You’ve also got your visual puzzles: turn the wheels, pull the levers, make the circles line up until the door opens, that kind of thing.

You’ve even got a couple of classic “stick to the shadows” stealth pieces.

It’s all competently executed, and the more twitch-oriented parts are thankfully forgiving with plenty of auto-save points, but they sometimes feel like bullet points on a “what defines a video game” checklist, distractions from the real strengths of White Shadows: the massive set-pieces.

Classical Gasworks

And lord, are these set-pieces massive and stunning.

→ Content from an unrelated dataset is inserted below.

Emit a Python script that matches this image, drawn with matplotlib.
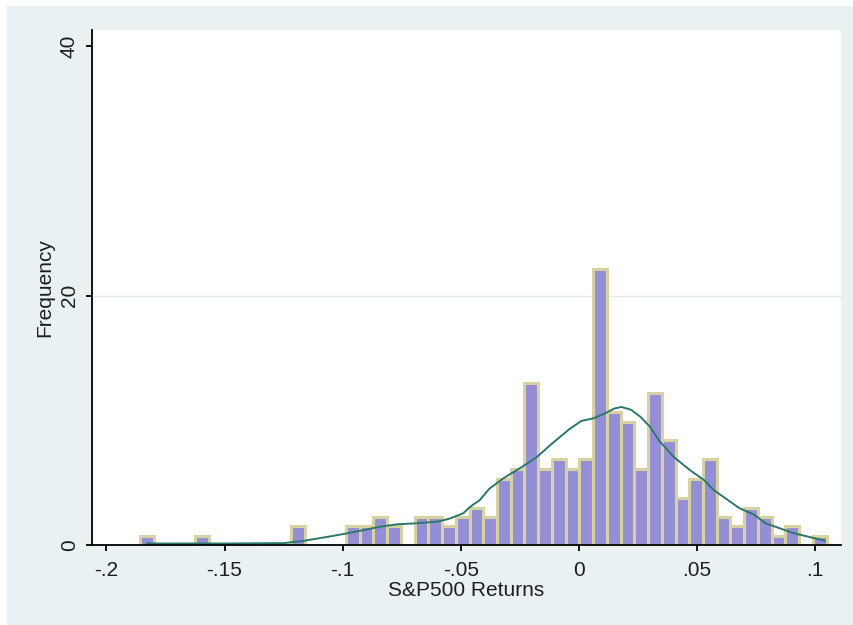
import numpy as np
import matplotlib
matplotlib.use("Agg")
import matplotlib.pyplot as plt
from matplotlib.patches import Rectangle

# Histogram of S&P500 returns: 50 equal bins between the sample min and max
bin_lo, bin_hi = -0.1858, 0.1048
freq = [0.75, 0, 0, 0, 0.75, 0, 0, 0, 0, 0,
        0, 1.5, 0, 0, 0, 1.5, 1.5, 2.25, 1.5, 0,
        2.25, 2.25, 1.5, 2.25, 3.0, 2.25, 5.3, 6.1, 13.0, 6.1,
        6.9, 6.1, 6.9, 22.1, 10.7, 9.9, 6.1, 12.2, 8.4, 3.8,
        5.3, 6.9, 2.25, 1.5, 3.0, 2.25, 0.75, 1.5, 0, 0.75]

# Kernel density overlay, on the frequency scale
kde_x = [-0.183, -0.150, -0.125, -0.117, -0.105, -0.098, -0.091, -0.084,
         -0.077, -0.069, -0.060, -0.055, -0.049, -0.046, -0.042, -0.038,
         -0.032, -0.024, -0.018, -0.011, -0.004, 0.001, 0.006, 0.011,
         0.015, 0.018, 0.022, 0.026, 0.030, 0.034, 0.040, 0.047, 0.053,
         0.057, 0.063, 0.068, 0.074, 0.079, 0.085, 0.091, 0.098, 0.104]
kde_y = [0.12, 0.12, 0.15, 0.32, 0.70, 0.94, 1.20, 1.47,
         1.66, 1.74, 1.87, 2.10, 2.54, 3.07, 3.60, 4.50,
         5.35, 6.28, 7.03, 8.20, 9.30, 9.95, 10.15, 10.55,
         10.95, 11.07, 10.85, 10.28, 9.50, 8.35, 7.08, 6.00, 5.20,
         4.41, 3.61, 2.94, 2.45, 1.74, 1.34, 0.94, 0.62, 0.35]

xticks = [-0.2, -0.15, -0.1, -0.05, 0.0, 0.05, 0.1]
xtick_labels = ["-.2", "-.15", "-.1", "-.05", "0", ".05", ".1"]
yticks = [0, 20, 40]
ytick_labels = ["0", "20", "40"]

plt.rcParams["font.family"] = ["Liberation Sans", "DejaVu Sans"]

W, H = 854, 625
fig = plt.figure(figsize=(W / 100, H / 100), dpi=100, facecolor="white")
fig.patches.append(Rectangle((7 / W, 0), 1, 1 - 6 / H, transform=fig.transFigure,
                             facecolor="#EAF1F3", edgecolor="none", zorder=-1))

ax = fig.add_axes([92 / W, 80 / H, 749 / W, 515 / H])
ax.set_zorder(1)
ax.set_facecolor("white")

edges = np.linspace(bin_lo, bin_hi, len(freq) + 1)
heights = np.array(freq)
mask = heights > 0
ax.bar(edges[:-1][mask], heights[mask], width=np.diff(edges)[mask], align="edge",
       color="#948FD4", edgecolor="#D8D2A2", linewidth=2.2, zorder=2)

ax.plot(kde_x, kde_y, color="#2C776B", linewidth=1.4, zorder=3)

ax.axhline(20, color="#E4ECEE", linewidth=1.0, zorder=1)

ax.set_xlim(-0.2061, 0.1109)
ax.set_ylim(0, 41.3)

for side in ("top", "right"):
    ax.spines[side].set_visible(False)
for side in ("left", "bottom"):
    ax.spines[side].set_color("black")
    ax.spines[side].set_linewidth(1.3)
    ax.spines[side].set_zorder(4)

ax.set_xticks(xticks)
ax.set_xticklabels(xtick_labels)
ax.set_yticks(yticks)
ax.set_yticklabels(ytick_labels, rotation=90, va="center")

ax.tick_params(axis="both", direction="out", length=4.5, width=1.3,
               color="black", labelsize=15, labelcolor="#1E1E1E")
ax.tick_params(axis="x", pad=7)
ax.tick_params(axis="y", pad=5)

ax.set_xlabel("S&P500 Returns", fontsize=15, color="#1E1E1E", labelpad=1)
ax.set_ylabel("Frequency", fontsize=15, color="#1E1E1E", labelpad=4)

fig.savefig("out.png", dpi=100, facecolor=fig.get_facecolor())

Between the huge diesel-punk factory scenes, disturbing (and occasionally touching) character animation drawn from the creepier side of clay animation, and some masterful use of classical music, White Shadows is one of the most distinctive and cinematic things I’ve seen in I don’t know how long.

The literally dark dystopia of endless factories – not to mention dissonant interludes of advertising and a game show segment that feels a bit like Cuphead if the someone was pushing down on the “cruelty” side of the whimsy/cruelty scale – is stunning on a purely visual level, and clever twists on Wagner’s “Ride of the Valkyries” throughout the latter half of the game help develop an initial sense of adrenaline-fueled terror into a more surreal creeping dread.

What Are You, Chicken?

There’s also a Matrix-inspired factory-farming scene set to “The Blue Danube” by Strauss that made me consider giving up poultry products altogether.

These skillfully directed set-pieces – and some of them, especially a scene involving jumping between freight trains on a series of suspension railways do manage to combine the jaw-dropping visuals with actual interactive mechanics – are more than enough pay-off for the occasional flow-breaking puzzles.

White Shadows game screenshot 4

Similarly, while the social commentary isn’t by any means subtle, it is at least thoughtful, and the wordless raven girl’s journey through what seems like nine circles of industrialized hell and deliberate cruelty manages to be touching without getting too maudlin, at least for the most part. (One scene did break the “make the player do something awful to progress and then shame them for it” rule, alas.)

German developers Monokel aren’t going to win over casual players with their debut, but White Shadows deserves plaudits for its direction. I’m not convinced it wouldn’t have been equally good – if not better – as an animated film, but in any case, it’s very much worth seeing.

White Shadows is available via the Sony PlayStation Store, Microsoft Store, Steam, and the Epic Games Store.